--- BEGIN RECORDS TO USE ---

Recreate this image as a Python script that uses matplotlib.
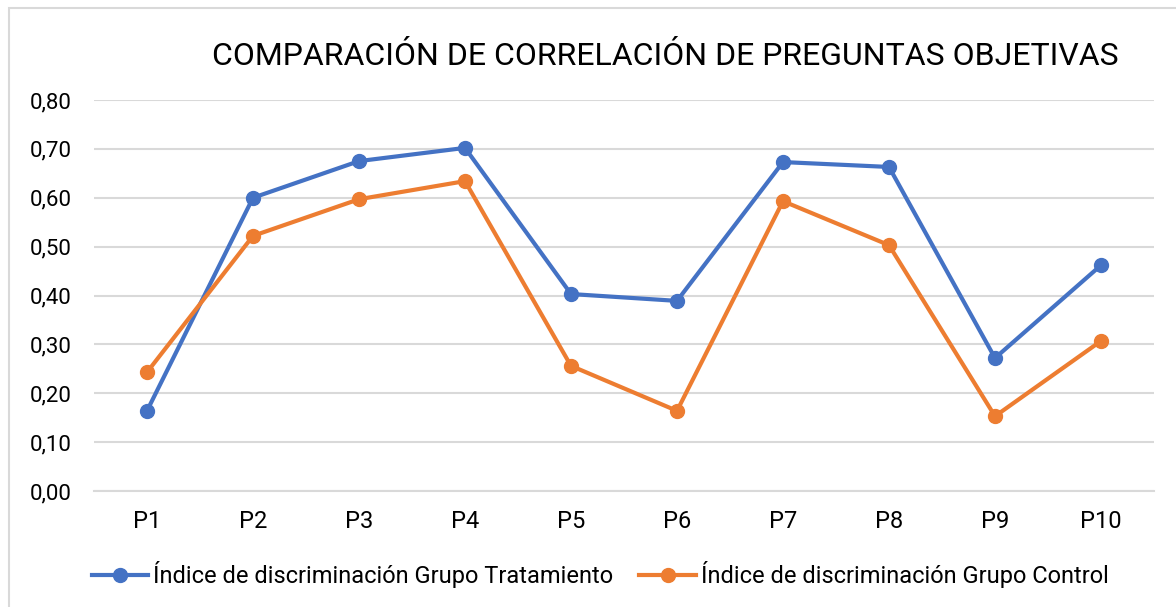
import matplotlib
matplotlib.use("Agg")
import matplotlib.pyplot as plt
from matplotlib.patches import Rectangle
from matplotlib.lines import Line2D
from matplotlib.ticker import FuncFormatter

plt.rcParams['font.family'] = ['Roboto', 'DejaVu Sans']

preguntas = ["P1", "P2", "P3", "P4", "P5", "P6", "P7", "P8", "P9", "P10"]
tratamiento = [0.164, 0.600, 0.675, 0.702, 0.403, 0.389, 0.673, 0.663, 0.272, 0.462]
control = [0.243, 0.522, 0.597, 0.634, 0.256, 0.164, 0.593, 0.503, 0.153, 0.307]
nombres = ["Índice de discriminación Grupo Tratamiento",
           "Índice de discriminación Grupo Control"]
colores = ["#4472C4", "#ED7D31"]

W, H = 1176, 607
fig = plt.figure(figsize=(W / 100, H / 100), dpi=100)
ax = fig.add_axes([94 / W, 1 - 491 / H, (1154 - 94) / W, (491 - 100) / H])

x = list(range(len(preguntas)))
for serie, nombre, c in zip([tratamiento, control], nombres, colores):
    ax.plot(x, serie, color=c, lw=3, marker="o", ms=10, label=nombre,
            solid_capstyle="round", zorder=3)

ax.set_xlim(-0.5, len(preguntas) - 0.5)
ax.set_ylim(0, 0.8)
ax.set_yticks([i / 10 for i in range(9)])
ax.yaxis.set_major_formatter(FuncFormatter(lambda v, p: f"{v:.2f}".replace(".", ",")))
ax.set_xticks(x)
ax.set_xticklabels(preguntas)
ax.grid(axis="y", color="#D9D9D9", lw=1.5)
ax.set_axisbelow(True)
for s in ax.spines.values():
    s.set_visible(False)
ax.spines["bottom"].set_visible(True)
ax.spines["bottom"].set_color("#D9D9D9")
ax.spines["bottom"].set_linewidth(1.5)
ax.tick_params(axis="both", length=0, colors="black")
ax.tick_params(axis="y", pad=16, labelsize=16)
ax.tick_params(axis="x", pad=14, labelsize=17)

fig.text(665 / W, 1 - 65 / H, "COMPARACIÓN DE CORRELACIÓN DE PREGUNTAS OBJETIVAS",
         ha="center", va="baseline", fontsize=23)

handles = [Line2D([], [], color=c, lw=3, marker="o", ms=10) for c in colores]
fig.legend(handles, nombres, loc="center", bbox_to_anchor=(600 / W, 1 - 575 / H),
           ncol=2, frameon=False, fontsize=17, handlelength=2.4,
           handletextpad=0.2, columnspacing=1.1)

fig.patches.append(Rectangle((9 / W, -0.1), 1.2, 1 - 8 / H + 0.1,
                             transform=fig.transFigure, fill=False,
                             edgecolor="#D9D9D9", lw=1.5))

fig.savefig("out.png", dpi=100)
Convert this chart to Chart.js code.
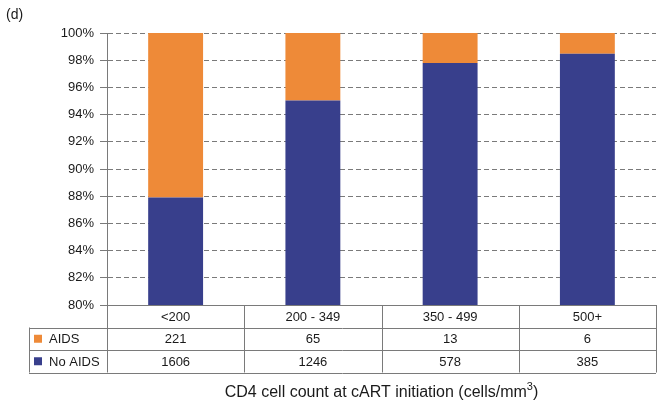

--- END RECORDS TO USE ---

Show every line that contains the word "matplotlib".

_IN RESPONSE_
Recreate this image as a Python script that uses matplotlib.
import matplotlib
matplotlib.use("Agg")
import matplotlib.pyplot as plt
from matplotlib.patches import Rectangle
from matplotlib.lines import Line2D
from matplotlib.ticker import FuncFormatter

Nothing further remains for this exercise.